B. Weakly Supervised Classification (CWoLa)

• Concept: Application of the Classification Without Labels (CWoLa) framework to distinguish Nuclear Recoils (NR) from Electronic Recoils (ER) without event-level labels.
• Data Source: A mixture of data from an Americium–Beryllium (AmBe) neutron source (signal-enriched) and standard background data (source absent).
• Theoretical Limit: The AmBe dataset contains a known fraction of signal ($\alpha \approx 32\%$) mixed with background indistinguishable from the standard dataset.

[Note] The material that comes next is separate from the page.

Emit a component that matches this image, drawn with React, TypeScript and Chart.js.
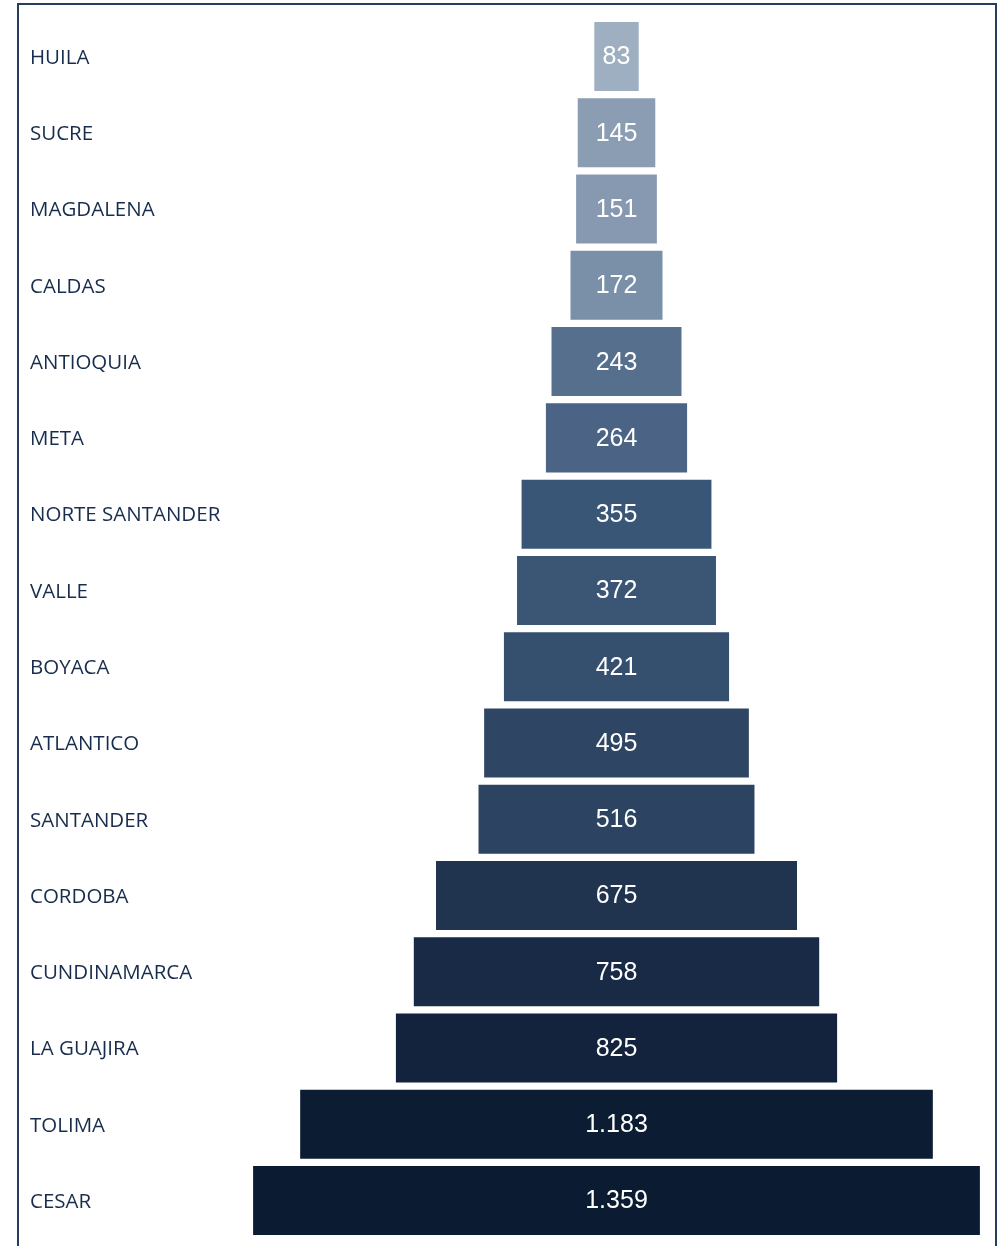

This sets a theoretical ceiling for the Area Under the Curve (AUC) at $AUC_{max} = 0.5 + \alpha/2 \approx 0.66$.
• Model: A compact Convolutional Neural Network (CNN) trained on 128×128 grayscale images using binary cross-entropy loss and the Adam optimizer.
• Training Strategy: The classifier is trained to distinguish between the "AmBe mixture" and the "Standard mixture." Asymptotically, this learns the optimal $S$ vs. $B$ discriminator.

3. Key Contributions

1. Pedestal-Trained Autoencoder: Demonstrated a fully unsupervised method to learn detector noise and isolate particle signals, enabling fast data reduction without needing labeled signal data.
2. CWoLa Implementation: Successfully applied weakly supervised learning to real experimental data with mixed samples, proving that NR-like topologies can be learned directly from data without explicit event labeling.
3. Real-Time Feasibility: Validated that these ML approaches can operate with low latency on consumer-grade hardware, making them viable for online trigger systems in next-generation TPCs.

4. Results

ROI Extraction Performance

• Signal Retention: The system retains 93.0 ± 0.2% of the reconstructed signal intensity.
• Data Reduction: It discards 97.8 ± 0.1% of the total image area, drastically reducing storage and bandwidth requirements.
• Latency: Inference time is approximately 25 ms per frame on a consumer GPU, suitable for real-time processing.
• Stability: The performance lies on a broad plateau of the coverage–compression trade-off, indicating robustness against threshold variations.

CWoLa Classification Performance

• AUC Performance: The classifier achieved performance approaching the theoretical ceiling of 0.660 ± 0.005, indicating near-optimal separation power given the mixture composition.
• Event Selection: By applying a conservative threshold ($p > 0.8$), the system isolates a high-score population.
• Morphological Consistency: Selected events exhibit compact, approximately circular morphologies with high reconstructed energy density, consistent with the expected topology of Nuclear Recoils.

5. Significance

• Scalability for CYGNO: These methods provide a realistic baseline for the upcoming CYGNO-04 demonstrator, solving the critical bottleneck of data throughput by enabling online ROI extraction and efficient background rejection.
• Generalizability: The unsupervised anomaly detection strategy is applicable to any sparse-signal imaging detector where noise can be characterized independently.
• Weakly Supervised Learning: The success of CWoLa in this context demonstrates a powerful pathway for Dark Matter searches where labeled signal data is scarce, allowing experiments to learn signal characteristics directly from mixed calibration data.
• Future Impact: These strategies support the transition to scalable, ML-assisted online selection systems, potentially applicable to other rare-event searches beyond Dark Matter.